WASHINGTON -- Every day for a week, Dannon Baker swallowed a little white pill as part of an experiment to see if a new type of therapy will finally attack the cause of deadly cystic fibrosis rather than just treat its symptoms.
Studies of three drugs called "gene assist therapies" are in their early stages, experts caution. But, if they work, Baker and other patients could expect more normal lives by using a daily medicine to control a genetic defect that causes cystic fibrosis.
"This is a great time," says Dr. Pamela Zeitlin of Johns Hopkins University, which is testing two of the gene-assist drugs. "None of these drugs are cures -- they would have to be continually taken. But it's a very good idea."
That promise led the 24-year-old Baker to volunteer for the study of one drug candidate, a relative of caffeine called CPX.
"Obviously, taking a medicine for a week isn't going to change my life," said the Atlanta woman, who, like the scientists, will not learn the study's results until fall. "But down the road, it might."

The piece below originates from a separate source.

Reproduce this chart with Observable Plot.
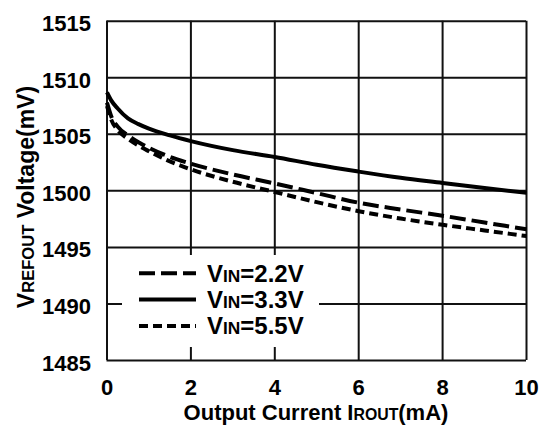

Cystic fibrosis afflicts about 30,000 American children and young adults. The disease attacks patients' lungs with a thick mucus and most die from lung damage or infection. CF also harms digestion and vitamin absorption by clogging other organs, and causes patients to excrete high levels of salt through sweat.

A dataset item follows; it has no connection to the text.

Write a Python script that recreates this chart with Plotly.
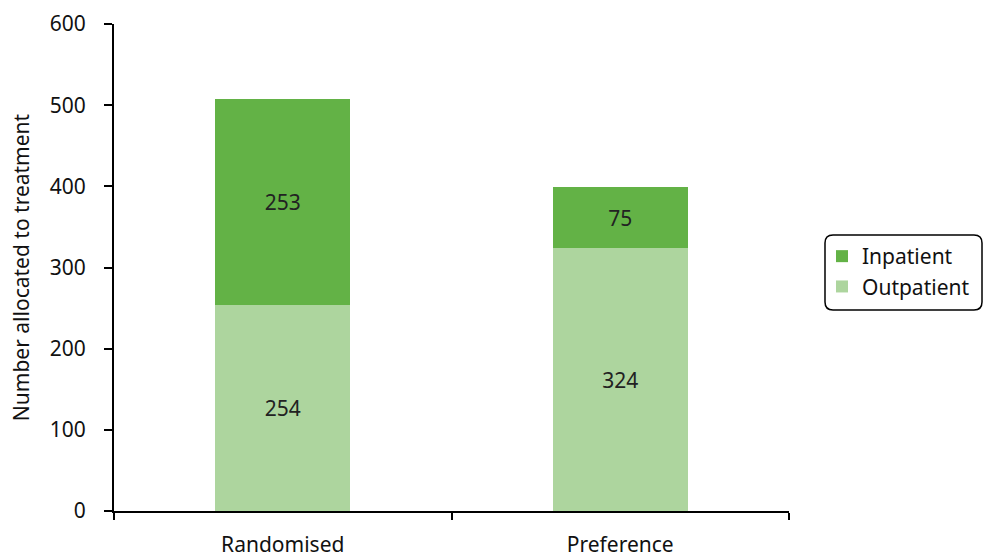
import plotly.graph_objects as go
import re

categories = ["Randomised", "Preference"]
outpatient = [254, 324]
inpatient = [253, 75]
y_ticks = [0, 100, 200, 300, 400, 500, 600]

FONT = "Noto Sans, Open Sans, sans-serif"

fig = go.Figure()
fig.add_trace(go.Bar(
    x=categories, y=outpatient, name="Outpatient",
    marker=dict(color="#add59e", line=dict(width=0)),
    text=outpatient, textposition="inside", insidetextanchor="middle",
    textfont=dict(color="#222222", size=21, family=FONT),
))
fig.add_trace(go.Bar(
    x=categories, y=inpatient, name="Inpatient",
    marker=dict(color="#63b246", line=dict(width=0)),
    text=inpatient, textposition="inside", insidetextanchor="middle",
    textfont=dict(color="#222222", size=21, family=FONT),
))

W, H = 983, 558
L, R, T, B = 114, 194, 24, 47
pw, ph = W - L - R, H - T - B

fig.update_layout(
    barmode="stack",
    bargap=0.6,
    width=W, height=H,
    margin=dict(l=L, r=R, t=T, b=B, autoexpand=False),
    plot_bgcolor="white", paper_bgcolor="white",
    font=dict(family=FONT, size=21, color="#111111"),
    uniformtext=dict(minsize=21, mode="show"),
    showlegend=True,
    legend=dict(
        x=(822 - L) / pw, y=1 - (236 - T) / ph, xanchor="left", yanchor="top",
        traceorder="reversed",
        font=dict(size=21, family=FONT, color="#111111"),
        bgcolor="rgba(0,0,0,0)", borderwidth=0,
        itemwidth=30, tracegroupgap=0,
    ),
    xaxis=dict(
        showline=True, linecolor="black", linewidth=2,
        ticks="outside", ticklen=7, tickwidth=1.5, tickcolor="black",
        tickson="boundaries", showgrid=False,
        ticklabelstandoff=14, automargin=False,
        tickfont=dict(size=21, family=FONT),
    ),
    yaxis=dict(
        range=[0, 600], tickvals=y_ticks,
        showline=True, linecolor="black", linewidth=2,
        ticks="outside", ticklen=8, tickwidth=1.5, tickcolor="black",
        showgrid=False, zeroline=False, automargin=False,
        ticklabelstandoff=14,
        title=dict(text="Number allocated to treatment", font=dict(size=21, family=FONT), standoff=14),
        tickfont=dict(size=21, family=FONT),
    ),
)

# rounded legend border
x0, x1, y0, y1, r = 825, 982, 235, 310, 8
path = (f"M {x0+r},{y0} L {x1-r},{y0} Q {x1},{y0} {x1},{y0+r} L {x1},{y1-r} Q {x1},{y1} {x1-r},{y1} "
        f"L {x0+r},{y1} Q {x0},{y1} {x0},{y1-r} L {x0},{y0+r} Q {x0},{y0} {x0+r},{y0} Z")
def conv(m):
    return f"{(float(m.group(1)) - L) / pw:.5f},{1 - (float(m.group(2)) - T) / ph:.5f}"
path_paper = re.sub(r"([\d.]+),([\d.]+)", conv, path)
fig.add_shape(type="path", path=path_paper, xref="paper", yref="paper",
              line=dict(color="black", width=1.5), fillcolor="rgba(0,0,0,0)")

fig.write_html("out.html")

Treatments to fight lung infections and improve nutrition have improved care dramatically. But they treat only symptoms.
In the majority of patients, CF's damage stems from a single genetic defect: It skews a protein called CFTR that is responsible for balancing the salt content of cells lining the lungs and certain other organs.
CFTR is supposed to travel to a cell's surface to create openings, or channels, for chloride ions to exit the cell. But if CFTR is mutated, it dies before ever reaching the surface, so chloride cannot escape. The chloride then mixes with sodium inside cells and a resulting salt buildup prompts the dangerous mucus formation.
Gene-assist drugs would circumvent this, not by curing the genetic defect but by helping the mutated protein work more normally.
CPX, the candidate furthest in testing, "provides eyeglasses and a cane to help (the mutated protein) find its way through the cell and do its work," said Dr. Harvey Pollard, who discovered the drug while at the National Institutes of Health. Although the drug is related to caffeine, caffeine itself does not help cystic fibrosis, he said.
The drug binds to mutated CFTR and chaperones it to the cell surface. Once there, even defective CFTR can shuttle out a little chloride. But CPX also boosts the protein's power to open chloride channels. That double whammy excites the Cystic Fibrosis Foundation, which is helping to fund CPX's development.
"CPX was able to induce a massive secretion of chloride from these CF cells" in test-tube studies, said Pollard. "At that point, we realized we had something really good going."
Now the question is whether the drug works in patients the way it did in Pollard's laboratory.
SciClone Pharmaceuticals, a California biotechnology company, licensed CPX from the government and is sponsoring clinical trials to find out. Test results are expected in several months.
Two other possible gene-assist drugs are in earlier clinical trials:
-- Johns Hopkins is testing phenylbutyrate, a drug that also helps chaperone mutated CFTR to the cell surface. A pilot trial suggests the drug could partially restore chloride transport in key cells.
-- Duramycin is a failed antibiotic that researchers recently discovered also may help cystic fibrosis, allowing chloride to escape cells by a different route so it does not need the mutated CFTR. First-stage testing of an inhaled version is to begin this fall, Zeitlin said.
Scientists hope gene therapy to correct the cystic fibrosis defect might eventually cure the disease, but progress is slow. That is why doctors are anxiously watching this new gene-assist therapy.
"While we're waiting around for gene therapy ... we have got to do something," Pollard said. "This is something that could actually work."